### Task to carry out
Each line holding the word "this" counts once; give the total and nothing more.

### Provided information
============================================================

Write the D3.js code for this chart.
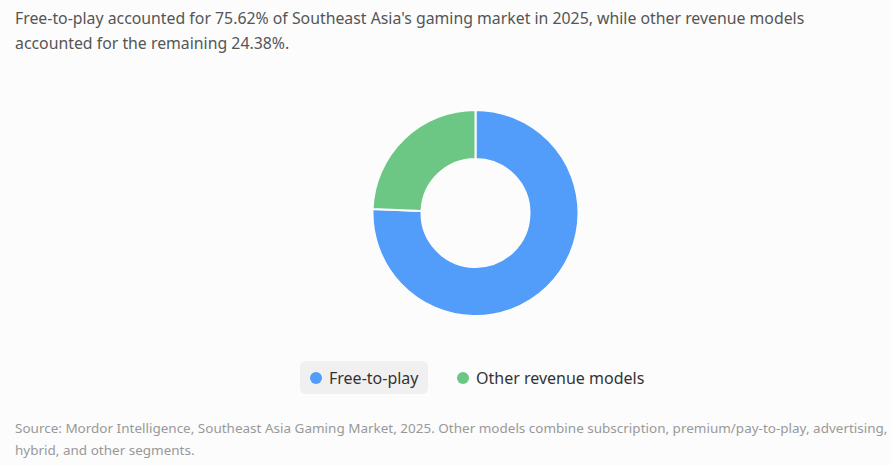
<!DOCTYPE html>
<html><head><meta charset="utf-8">
<script src="https://cdn.jsdelivr.net/npm/d3@7/dist/d3.min.js"></script>
<style>
html,body{margin:0;padding:0;background:#fcfcfc;}
svg{display:block;font-family:"Noto Sans","Open Sans",sans-serif;}
</style></head>
<body><svg id="c" width="892" height="465"></svg>
<script>
const categories = ["Free-to-play", "Other revenue models"];
const values = [75.62, 24.38];
const colors = ["#529cfa", "#6cc784"];
const titleLines = ["Free-to-play accounted for 75.62% of Southeast Asia's gaming market in 2025, while other revenue models", "accounted for the remaining 24.38%."];
const sourceLines = ["Source: Mordor Intelligence, Southeast Asia Gaming Market, 2025. Other models combine subscription, premium/pay-to-play, advertising,", "hybrid, and other segments."];

const svg = d3.select("#c");
svg.append("rect").attr("width",892).attr("height",465).attr("fill","#fcfcfc");

function fitText(sel, target){
  const w = sel.node().getComputedTextLength();
  const fs = parseFloat(sel.attr("font-size"));
  sel.attr("font-size", fs*target/w);
}

const t1 = svg.append("text").attr("x",15).attr("y",24).attr("font-size",16).attr("fill","#555").text(titleLines[0]);
fitText(t1, 790);
const fsT = t1.attr("font-size");
svg.append("text").attr("x",15).attr("y",49).attr("font-size",fsT).attr("fill","#555").text(titleLines[1]);

const s1 = svg.append("text").attr("x",15).attr("y",433).attr("font-size",13).attr("fill","#999").text(sourceLines[0]);
fitText(s1, 873);
svg.append("text").attr("x",15).attr("y",455).attr("font-size",s1.attr("font-size")).attr("fill","#999").text(sourceLines[1]);

const pie = d3.pie().sort(null).value(d=>d)(values);
const arc = d3.arc().innerRadius(54).outerRadius(103);
const g = svg.append("g").attr("transform","translate(475.5,213)");
g.selectAll("path").data(pie).join("path")
  .attr("d",arc).attr("fill",(d,i)=>colors[i])
  .attr("stroke","#fcfcfc").attr("stroke-width",2);

// legend
const leg = svg.append("g");
leg.append("rect").attr("x",300).attr("y",361).attr("width",128).attr("height",33).attr("rx",6).attr("fill","#f0f0f0");
const lx = [316, 463];
categories.forEach((c,i)=>{
  leg.append("circle").attr("cx",lx[i]).attr("cy",378).attr("r",6).attr("fill",colors[i]);
  leg.append("text").attr("x",lx[i]+13).attr("y",384).attr("font-size",16).attr("fill","#333").text(c);
});
</script></body></html>
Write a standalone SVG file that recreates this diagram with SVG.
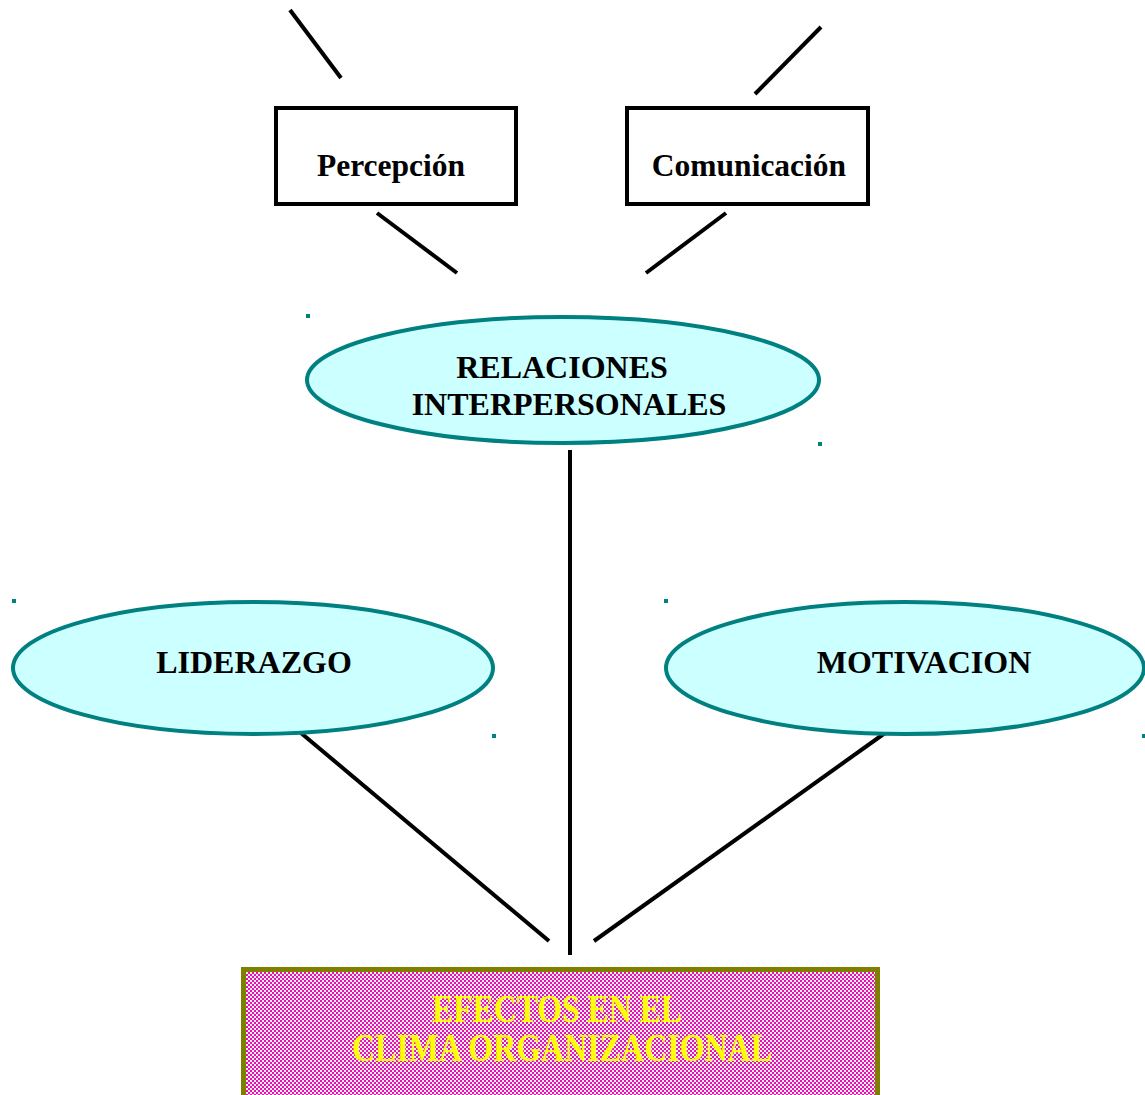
<svg xmlns="http://www.w3.org/2000/svg" width="1145" height="1095" viewBox="0 0 1145 1095">
<style>
.box{fill:#fff;stroke:#000;stroke-width:4}
.ell{fill:#CCFFFF;stroke:#008080;stroke-width:4}
.t{font-family:"Liberation Serif","Times New Roman",serif;font-weight:bold;text-anchor:middle}
.conn line{stroke:#000;stroke-width:4}
.dot{fill:#008080}
</style>
<defs>
<pattern id="chk" x="0" y="0" width="4" height="4" patternUnits="userSpaceOnUse">
<rect width="4" height="4" fill="#CCFFCC"/>
<rect width="2" height="2" fill="#FF00CC"/>
<rect x="2" y="2" width="2" height="2" fill="#FF00CC"/>
</pattern>
</defs>
<g id="connectors" class="conn">
<line x1="290" y1="10" x2="341" y2="78"/>
<line x1="377" y1="213" x2="457" y2="273"/>
<line x1="821" y1="27" x2="755" y2="94"/>
<line x1="726" y1="213" x2="646" y2="273"/>
<line x1="570" y1="450" x2="570" y2="955"/>
<line x1="301" y1="733" x2="549" y2="941"/>
<line x1="885" y1="733" x2="594" y2="941"/>
</g>
<g id="percepcion">
<rect class="box" x="276" y="108" width="240" height="96"/>
<text class="t" x="391" y="176" font-size="31.5">Percepción</text>
</g>
<g id="comunicacion">
<rect class="box" x="627" y="108" width="241" height="96"/>
<text class="t" x="749" y="176" font-size="31.5">Comunicación</text>
</g>
<g id="relaciones">
<ellipse class="ell" cx="563" cy="380" rx="256" ry="63"/>
<text class="t" x="562" y="378" font-size="32">RELACIONES</text>
<text class="t" x="569" y="415" font-size="32">INTERPERSONALES</text>
</g>
<g id="liderazgo">
<ellipse class="ell" cx="253" cy="668" rx="240" ry="66"/>
<text class="t" x="254" y="673" font-size="32">LIDERAZGO</text>
</g>
<g id="motivacion">
<ellipse class="ell" cx="905" cy="668" rx="239" ry="66"/>
<text class="t" x="924" y="673" font-size="32">MOTIVACION</text>
</g>
<g id="efectos">
<rect x="243.5" y="969.5" width="634" height="140" fill="url(#chk)" stroke="#808000" stroke-width="5"/>
<text class="t" x="557" y="1022" font-size="39" fill="#FFFF00" textLength="250" lengthAdjust="spacingAndGlyphs">EFECTOS EN EL</text>
<text class="t" x="562" y="1061" font-size="39" fill="#FFFF00" textLength="420" lengthAdjust="spacingAndGlyphs">CLIMA ORGANIZACIONAL</text>
</g>
<g id="dots">
<rect class="dot" x="306" y="314" width="4" height="4"/>
<rect class="dot" x="818" y="442" width="4" height="4"/>
<rect class="dot" x="12" y="599" width="4" height="4"/>
<rect class="dot" x="492" y="734" width="4" height="4"/>
<rect class="dot" x="664" y="599" width="4" height="4"/>
<rect class="dot" x="1142" y="734" width="3" height="4"/>
</g>
</svg>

============================================================

### Written answer
2